A Chinese citizen was sentenced today to 38 months in prison and one year of supervised release on a federal money laundering conviction.
Kang Juntao, 25, of Hangzhou City, China, had previously pleaded guilty in U.S. District Court in Camden, New Jersey, to financing a nationwide ring of individuals who smuggled at least 1,500 protected turtles, valued at more than $2,250,000, from the United States to Hong Kong. The court also ordered Kang to pay a $10,000 fine, equaling the total assets he held in the United States.

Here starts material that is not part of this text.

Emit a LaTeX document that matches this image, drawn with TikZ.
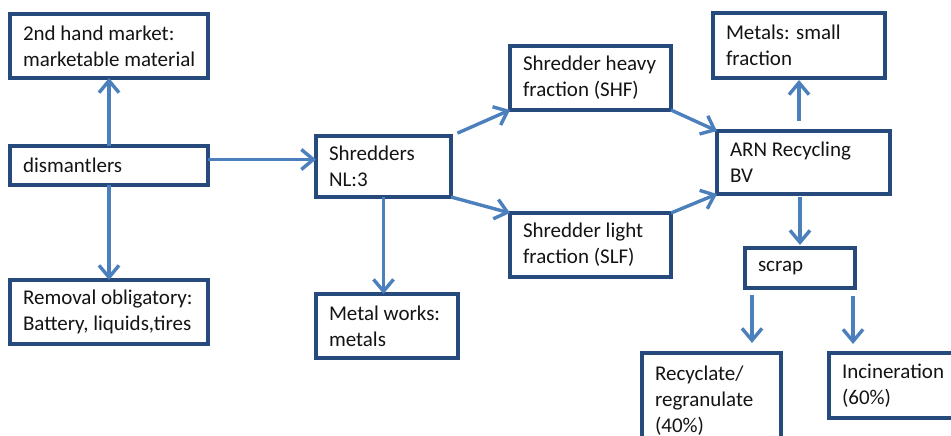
\documentclass[tikz,border=0pt]{standalone}
\usepackage{fontspec}
\setmainfont{Carlito}
\usetikzlibrary{arrows.meta,calc}

\definecolor{boxline}{HTML}{264A7C}
\definecolor{flowline}{HTML}{4C80BD}
\definecolor{txt}{HTML}{141414}

\tikzset{
  box/.style 2 args={draw=boxline, line width=3.4pt, fill=white, rectangle,
    anchor=north west, outer sep=0pt, inner xsep=7pt, inner ysep=0pt,
    align=flush left, text width={#1-14pt}, minimum height=#2, text=txt,
    font=\fontsize{21}{26}\selectfont,
    execute at begin node={\leftskip=6pt\relax}},
  flow/.style={draw=flowline, line width=3.4pt,
    -{Straight Barb[length=12pt, width=20pt, line width=3.4pt]}}
}

\begin{document}
\begin{tikzpicture}[x=1pt, y=-1pt]
  \useasboundingbox (0,0) rectangle (951,436);
  \fill[white] (0,0) rectangle (951,436);
  \clip (0,0) rectangle (951,436);

  % dismantling stage
  \node[box={198pt}{64pt}] (hand) at (10,14) {2nd hand market:\\marketable material};
  \node[box={198pt}{39pt}] (dism) at (10,146) {dismantlers};
  \node[box={198pt}{64pt}] (remov) at (10,280) {Removal obligatory:\\Battery, liquids,tires};

  % shredding stage
  \node[box={135pt}{61pt}] (shred) at (316,136) {Shredders\\NL:3};
  \node[box={142pt}{64pt}] (metalw) at (316,294) {Metal works:\\metals};
  \node[box={161pt}{64pt}] (shf) at (510,46) {Shredder heavy\\fraction (SHF)};
  \node[box={161pt}{64pt}] (slf) at (510,213) {Shredder light\\fraction (SLF)};

  % post-shredder processing
  \node[box={172pt}{65pt}] (metals) at (713,13) {Metals: small\\fraction};
  \node[box={173pt}{63pt}] (arn) at (717,131) {ARN Recycling\\BV};
  \node[box={110pt}{40pt}] (scrap) at (745,248) {scrap};
  \node[box={139pt}{96pt}] (recyc) at (642,353) {Recyclate/\\regranulate\\(40\%)};
  \node[box={135pt}{65pt}] (incin) at (829,353) {Incineration\\(60\%)};

  % material flows
  \draw[flow] (dism.north) -- (hand.south);
  \draw[flow] (dism.south) -- (remov.north);
  \draw[flow] ([yshift=6pt]dism.east) -- ([yshift=6pt]dism.east -| shred.west);
  \draw[flow, shorten <=7pt] (shred.north east) -- (shf.south west);
  \draw[flow] (shred.south east) -- (slf.north west);
  \draw[flow] (shred.south) -- (shred.south |- metalw.north);
  \draw[flow] (shf.south east) -- (arn.north west);
  \draw[flow] (slf.north east) -- (arn.south west);
  \draw[flow, shorten <=10pt, shorten >=2pt] (arn.north -| metals.south) -- (metals.south);
  \draw[flow, shorten <=3pt, shorten >=3pt] (arn.south -| scrap.north) -- (scrap.north);
  \draw[flow, shorten <=7pt, shorten >=10pt] ([xshift=7pt]scrap.south west) -- ([xshift=7pt]scrap.south west |- recyc.north);
  \draw[flow, shorten <=8pt, shorten >=9pt] ([xshift=-2pt]scrap.south east) -- ([xshift=-2pt]scrap.south east |- incin.north);
\end{tikzpicture}
\end{document}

From at least June 12, 2017, to Dec. 3, 2018, Kang recruited a network of poachers, shippers and middlemen to illegally obtain and export turtles. He sent money through U.S. banks, including one in New Jersey, to pay for the turtles and their shipments. He arranged for the turtles to be sold illegally in the Chinese pet market for thousands of dollars each.

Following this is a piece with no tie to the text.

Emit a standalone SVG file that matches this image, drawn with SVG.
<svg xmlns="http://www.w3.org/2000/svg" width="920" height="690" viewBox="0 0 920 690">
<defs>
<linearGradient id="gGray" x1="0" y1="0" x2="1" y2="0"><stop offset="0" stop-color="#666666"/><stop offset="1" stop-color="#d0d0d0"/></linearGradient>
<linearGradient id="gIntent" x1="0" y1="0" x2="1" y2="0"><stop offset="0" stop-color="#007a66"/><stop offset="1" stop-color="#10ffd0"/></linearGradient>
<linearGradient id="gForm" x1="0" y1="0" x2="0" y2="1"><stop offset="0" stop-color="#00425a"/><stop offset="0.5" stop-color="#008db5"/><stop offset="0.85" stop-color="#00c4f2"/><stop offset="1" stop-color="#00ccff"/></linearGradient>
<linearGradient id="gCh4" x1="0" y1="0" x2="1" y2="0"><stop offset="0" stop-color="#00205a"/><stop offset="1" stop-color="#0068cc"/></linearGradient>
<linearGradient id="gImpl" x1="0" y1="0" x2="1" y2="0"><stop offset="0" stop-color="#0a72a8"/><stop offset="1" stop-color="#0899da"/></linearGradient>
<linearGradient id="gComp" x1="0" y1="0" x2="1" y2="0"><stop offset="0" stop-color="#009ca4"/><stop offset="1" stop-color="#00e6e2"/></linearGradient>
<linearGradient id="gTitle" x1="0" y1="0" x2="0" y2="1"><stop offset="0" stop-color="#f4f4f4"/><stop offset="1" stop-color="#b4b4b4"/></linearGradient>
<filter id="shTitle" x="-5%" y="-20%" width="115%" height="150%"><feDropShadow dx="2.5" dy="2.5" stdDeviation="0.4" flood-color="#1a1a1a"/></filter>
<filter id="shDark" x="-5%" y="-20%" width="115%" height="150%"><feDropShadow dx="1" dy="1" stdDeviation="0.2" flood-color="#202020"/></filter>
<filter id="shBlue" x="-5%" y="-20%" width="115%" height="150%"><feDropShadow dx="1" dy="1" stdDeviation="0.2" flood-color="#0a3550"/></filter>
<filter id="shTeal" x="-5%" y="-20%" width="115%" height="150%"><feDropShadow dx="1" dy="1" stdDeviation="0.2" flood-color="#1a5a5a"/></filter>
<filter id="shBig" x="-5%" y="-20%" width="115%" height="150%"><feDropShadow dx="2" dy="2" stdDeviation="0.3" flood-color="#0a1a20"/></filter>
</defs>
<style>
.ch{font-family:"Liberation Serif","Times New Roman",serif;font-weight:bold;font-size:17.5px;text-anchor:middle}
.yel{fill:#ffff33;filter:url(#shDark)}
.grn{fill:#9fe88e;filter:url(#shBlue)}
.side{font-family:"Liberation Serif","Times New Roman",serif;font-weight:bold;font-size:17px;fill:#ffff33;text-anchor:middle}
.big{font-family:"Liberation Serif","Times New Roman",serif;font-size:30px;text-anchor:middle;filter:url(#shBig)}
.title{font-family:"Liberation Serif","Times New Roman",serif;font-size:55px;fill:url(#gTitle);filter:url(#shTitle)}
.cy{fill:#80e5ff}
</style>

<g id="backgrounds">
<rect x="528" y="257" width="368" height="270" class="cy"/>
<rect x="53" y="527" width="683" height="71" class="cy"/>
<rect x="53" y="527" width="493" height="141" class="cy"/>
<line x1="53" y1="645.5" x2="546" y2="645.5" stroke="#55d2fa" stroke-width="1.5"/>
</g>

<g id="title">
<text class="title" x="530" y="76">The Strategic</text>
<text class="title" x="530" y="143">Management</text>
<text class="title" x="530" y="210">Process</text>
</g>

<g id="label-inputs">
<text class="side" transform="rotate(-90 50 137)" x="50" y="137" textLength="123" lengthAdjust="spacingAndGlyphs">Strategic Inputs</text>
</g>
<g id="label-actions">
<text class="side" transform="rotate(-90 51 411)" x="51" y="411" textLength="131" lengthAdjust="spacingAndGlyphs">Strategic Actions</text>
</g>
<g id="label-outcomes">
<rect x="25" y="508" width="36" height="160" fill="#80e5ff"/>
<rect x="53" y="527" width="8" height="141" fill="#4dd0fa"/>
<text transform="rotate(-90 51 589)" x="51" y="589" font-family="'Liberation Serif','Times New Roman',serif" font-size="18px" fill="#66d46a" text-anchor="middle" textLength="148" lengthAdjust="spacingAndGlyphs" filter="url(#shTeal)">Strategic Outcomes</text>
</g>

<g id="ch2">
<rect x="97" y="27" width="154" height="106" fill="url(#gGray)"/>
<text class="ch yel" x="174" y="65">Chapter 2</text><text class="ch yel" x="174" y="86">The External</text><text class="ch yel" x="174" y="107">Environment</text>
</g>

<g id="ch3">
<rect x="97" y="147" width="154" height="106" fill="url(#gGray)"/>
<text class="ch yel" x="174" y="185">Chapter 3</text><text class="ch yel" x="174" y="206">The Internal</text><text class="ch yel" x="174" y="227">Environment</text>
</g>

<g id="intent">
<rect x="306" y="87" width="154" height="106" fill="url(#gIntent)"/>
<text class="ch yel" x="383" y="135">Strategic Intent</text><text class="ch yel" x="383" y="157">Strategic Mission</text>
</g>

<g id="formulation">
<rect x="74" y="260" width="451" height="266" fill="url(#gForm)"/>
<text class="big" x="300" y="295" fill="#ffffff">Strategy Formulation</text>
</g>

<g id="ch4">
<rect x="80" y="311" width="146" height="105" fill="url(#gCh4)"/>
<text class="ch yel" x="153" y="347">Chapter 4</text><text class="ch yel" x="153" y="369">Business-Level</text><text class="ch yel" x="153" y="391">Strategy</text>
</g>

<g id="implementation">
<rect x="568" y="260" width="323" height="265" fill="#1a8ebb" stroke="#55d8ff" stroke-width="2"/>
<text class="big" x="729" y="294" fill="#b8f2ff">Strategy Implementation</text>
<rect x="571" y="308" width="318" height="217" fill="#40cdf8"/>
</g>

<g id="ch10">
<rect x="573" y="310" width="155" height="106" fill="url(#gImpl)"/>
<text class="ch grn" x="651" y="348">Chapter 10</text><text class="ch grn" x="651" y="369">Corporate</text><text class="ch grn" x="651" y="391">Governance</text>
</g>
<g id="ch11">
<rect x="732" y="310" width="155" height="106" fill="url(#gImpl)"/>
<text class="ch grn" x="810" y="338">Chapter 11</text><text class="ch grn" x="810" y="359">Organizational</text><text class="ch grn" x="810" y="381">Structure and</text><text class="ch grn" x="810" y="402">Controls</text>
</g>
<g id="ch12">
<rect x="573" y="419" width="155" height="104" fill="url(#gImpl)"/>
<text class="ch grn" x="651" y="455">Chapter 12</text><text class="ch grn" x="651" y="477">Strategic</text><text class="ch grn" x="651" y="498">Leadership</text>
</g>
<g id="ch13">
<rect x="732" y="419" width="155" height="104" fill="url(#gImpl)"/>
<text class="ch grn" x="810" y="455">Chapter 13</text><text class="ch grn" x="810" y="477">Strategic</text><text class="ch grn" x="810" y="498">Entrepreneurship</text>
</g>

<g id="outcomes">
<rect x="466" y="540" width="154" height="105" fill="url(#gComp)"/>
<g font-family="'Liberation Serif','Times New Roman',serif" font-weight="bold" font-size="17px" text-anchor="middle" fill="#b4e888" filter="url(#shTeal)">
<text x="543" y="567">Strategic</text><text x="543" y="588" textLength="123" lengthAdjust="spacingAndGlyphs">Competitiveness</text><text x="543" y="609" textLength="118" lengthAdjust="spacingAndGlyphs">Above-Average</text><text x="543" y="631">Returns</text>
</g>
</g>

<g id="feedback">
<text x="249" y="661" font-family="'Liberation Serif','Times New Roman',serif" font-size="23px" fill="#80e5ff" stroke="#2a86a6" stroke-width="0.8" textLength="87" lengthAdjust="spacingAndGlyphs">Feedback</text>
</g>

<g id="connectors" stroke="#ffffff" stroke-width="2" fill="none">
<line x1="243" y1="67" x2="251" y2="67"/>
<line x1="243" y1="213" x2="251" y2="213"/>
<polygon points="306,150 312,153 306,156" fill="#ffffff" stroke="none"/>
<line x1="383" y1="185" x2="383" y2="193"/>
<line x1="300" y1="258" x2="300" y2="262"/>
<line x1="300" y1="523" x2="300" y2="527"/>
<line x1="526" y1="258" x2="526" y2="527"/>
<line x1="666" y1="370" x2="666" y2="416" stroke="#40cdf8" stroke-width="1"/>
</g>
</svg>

Kang had never entered the United States, but the U.S. money laundering statute provides jurisdiction when someone outside of the country passes more than $10,000 through the U.S. financial system to promote specified unlawful activities, such as smuggling wildlife.

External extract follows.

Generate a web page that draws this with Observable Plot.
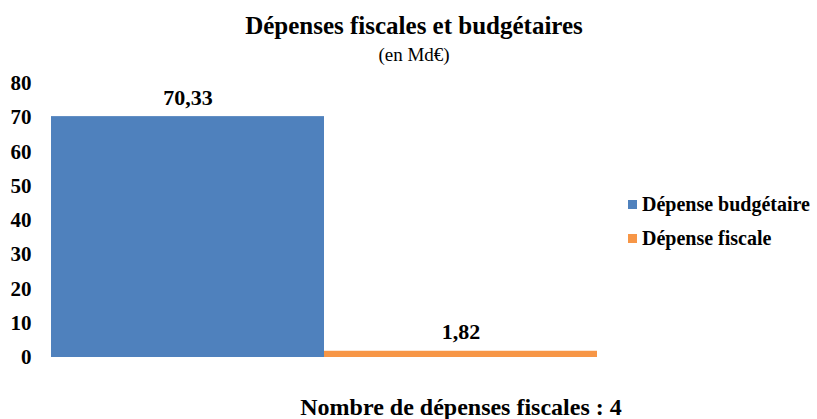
<!DOCTYPE html>
<html>
<head>
<meta charset="utf-8">
<script src="https://cdn.jsdelivr.net/npm/d3@7"></script>
<script src="https://cdn.jsdelivr.net/npm/@observablehq/plot@0.6"></script>
<style>
  body { margin: 0; background: #fff; }
  #wrap { position: relative; width: 817px; height: 419px; font-family: "Liberation Serif", "Times New Roman", serif; color: #000; overflow: hidden; }
  .abs { position: absolute; white-space: nowrap; line-height: 1; }
  #title { left: 0; width: 828px; text-align: center; top: 13px; font-size: 25px; font-weight: bold; }
  #subtitle { left: 0; width: 828px; text-align: center; top: 45px; font-size: 19px; }
  #caption { left: 250px; width: 422px; text-align: center; top: 395px; font-size: 24px; font-weight: bold; }
  .leg { left: 628px; font-size: 20px; font-weight: bold; display: flex; align-items: center; }
  .sw { width: 9px; height: 9px; margin-right: 5px; display: inline-block; }
</style>
</head>
<body>
<div id="wrap">
  <div id="chart"></div>
  <div class="abs" id="title">Dépenses fiscales et budgétaires</div>
  <div class="abs" id="subtitle">(en Md€)</div>
  <div class="abs" id="caption">Nombre de dépenses fiscales : 4</div>
  <div id="legend"></div>
</div>
<script>
const categories = ["Dépense budgétaire", "Dépense fiscale"];
const values = [70.33, 1.82];
const labels = ["70,33", "1,82"];
const colors = ["#4F81BD", "#F79646"];
const yTicks = [0, 10, 20, 30, 40, 50, 60, 70, 80];
const captionText = "Nombre de dépenses fiscales : 4";

const data = categories.map((c, i) => ({cat: c, value: values[i], label: labels[i]}));

const plot = Plot.plot({
  width: 817,
  height: 419,
  marginLeft: 50,
  marginRight: 220,
  marginTop: 83,
  marginBottom: 62,
  style: {fontFamily: "'Liberation Serif', 'Times New Roman', serif", background: "transparent"},
  x: {domain: categories, padding: 0, axis: null},
  y: {domain: [0, 80], ticks: yTicks, label: null},
  color: {domain: categories, range: colors},
  marks: [
    Plot.barY(data, {x: "cat", y: "value", fill: "cat", inset: 0}),
    Plot.axisY({ticks: yTicks, tickSize: 0, tickPadding: 19, label: null, fontSize: 21, fontWeight: "bold", fill: "#000"}),
    Plot.text(data, {x: "cat", y: "value", text: "label", dy: -19, fontSize: 22, fontWeight: "bold", fill: "#000"})
  ]
});
plot.querySelectorAll("text").forEach(t => t.style.fontWeight = "bold");
document.getElementById("chart").appendChild(plot);

const legend = document.getElementById("legend");
const legTops = [194, 228];
categories.forEach((c, i) => {
  const d = document.createElement("div");
  d.className = "abs leg";
  d.style.top = legTops[i] + "px";
  d.innerHTML = `<span class="sw" style="background:${colors[i]}"></span>`;
  d.appendChild(document.createTextNode(c));
  legend.appendChild(d);
});
</script>
</body>
</html>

In furtherance of the United States’ request for provisional arrest with a view to extradition, the Royal Malaysia Police arrested Kang when he traveled to Kuala Lumpur on Jan. 23, 2019. Kang was extradited to the United States to stand trial in the District of New Jersey in December 2020 pursuant to the extradition treaty between the United States and Malaysian governments.
“The Department of Justice will vigorously prosecute those who finance and profit from illegal wildlife trafficking, even if they do so from abroad,” said Assistant Attorney General Todd Kim of the Justice Department’s Environment and Natural Resources Division.
“The extradition of a foreign national who had never set foot on American soil for financing a turtle-trafficking ring in the U.S. sends an important message: those who exploit imperiled wildlife for profit will be brought to justice,” said Assistant Director Edward Grace for the U.S. Fish and Wildlife Service Office of Law Enforcement. “This investigation illustrates the global reach of the Service’s Office of Law Enforcement made possible by close coordination with partners, including the government of Malaysia, and our resolve to stop international wildlife trafficking from source to consumer.”
The United States, Malaysia, China and approximately 181 other countries are signatories to the Convention on International Trade in Endangered Species of Wild Fauna and Flora (CITES). CITES is an international treaty that restricts trade in species that may be threatened with extinction.
Kang trafficked in five turtle species protected by the treaty. The eastern box turtle (Terrapene carolina carolina), the Florida box turtle (Terrapene carolina bauri) and the Gulf Coast box turtle (Terrapene carolina major) are subspecies of the common box turtle (Terrapene carolina) and have been listed in CITES since 1995. The spotted turtle (Clemmys guttata) is a semi-aquatic turtle listed in CITES as of 2013. The wood turtle (Glyptemys insculpta) has been protected under CITES since 1992. The turtles are worth on average between $650 to $2,500 each in the Asian market. Female turtles with rare markings have been sold for as much as $20,000.
Kang sent money via PayPal, credit cards or bank transfers to the United States to purchase turtles from sellers advertising on social media or reptile trade websites. These suppliers then shipped the turtles to middlemen across five different states. The middlemen were typically Chinese citizens who entered the country on student visas. Kang paid and instructed these intermediaries to repackage the turtles in boxes with false labels for clandestine shipment to Hong Kong. The turtles were inhumanely bound with duct tape and placed in socks so as not to alert customs authorities. Neither Kang nor his associates declared the turtles to U.S. or Chinese customs or obtained the required CITES permits.